Profumo 'had long relationship with glamorous Nazi spy'
The Tory minister, who was forced to quit after the sex scandal in the 1960s, had a relationship with a German model-turned-spy.
Tuesday 28 November 2017 07:14, UK
John Profumo, the Tory minister forced to quit during a sex scandal in the 1960s, had a long-running relationship with a glamorous Nazi spy, records suggest.
Newly-declassified papers show evidence of a long relationship with German-born fashion model Gisela Winegard.
The two met at Oxford in the early 1930s before she worked for German intelligence in Paris during the Second World War, according to MI5 files published on Tuesday.
In 1963, at the height of the Profumo Affair, an MI6 officer wrote a letter to the MI5 and pointed out a previous intelligence report, dating to October 1950, which made "mention of an association between Gisela Klein and Profumo.

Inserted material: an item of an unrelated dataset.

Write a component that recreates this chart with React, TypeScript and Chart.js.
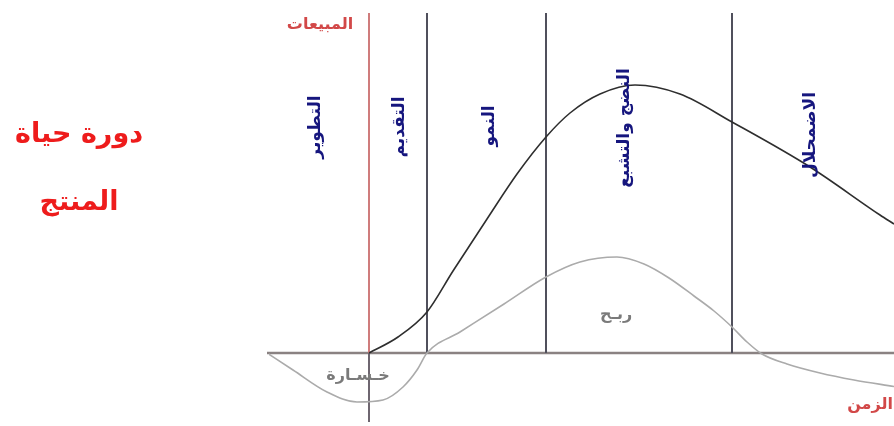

The relationship was believed to have begun at around 1933 and "had apparently not ceased" at the time of the 1950 report.
The 1963 letter mentioned a rejected 1951 UK visa application by Mrs Winegard, whose maiden name was Klein.
Authorities thought she had "recently engaged in blackmail activities", the letter says.
The papers do not say who they tried to blackmail but the visa application for a six-week "pleasure visit" listed Mr Profumo as a reference.
The records show that Mrs Winegard had been "on intimate terms with the German Military Attache in Paris" in 1938, leading the Home Office to say she be barred from Britain.
She ran a secret information service for the Nazis in Paris during the war and was said to have been the mistress of a high-ranking German officer, with whom she had a child.
After Paris was liberated by the Allies in 1944 she was jailed for espionage, her jailer being Mr Winegard - the two were married after he got her released.
She also caught the attention of the US Secret Service after the war when she was accused of harbouring a fugitive German spy chief while living in France.
Mr Profumo had told MI5 about her, admitting he had met her in 1936 and describing her as "always hard up".
"Later she went on to become a mannequin (model) and made a large number of useful contacts.
"Lady Astor is alleged to have expressed the opinion that she was a spy."
Mr Profumo was MP for Kettering from 1940 to 1945, and for Stratford-upon-Avon from 1950.
He was a British Army officer in World War Two and married actress Valerie Hobson in 1954.
While Secretary of State for War in 1963, he was implicated in the scandal that was to be his downfall: claims he had shared a mistress - Christine Keeler - with a Soviet defence attache.
He initially denied this but later resigned in disgrace.
Having left politics, he concentrated on charity work until his death in 2006, aged 91.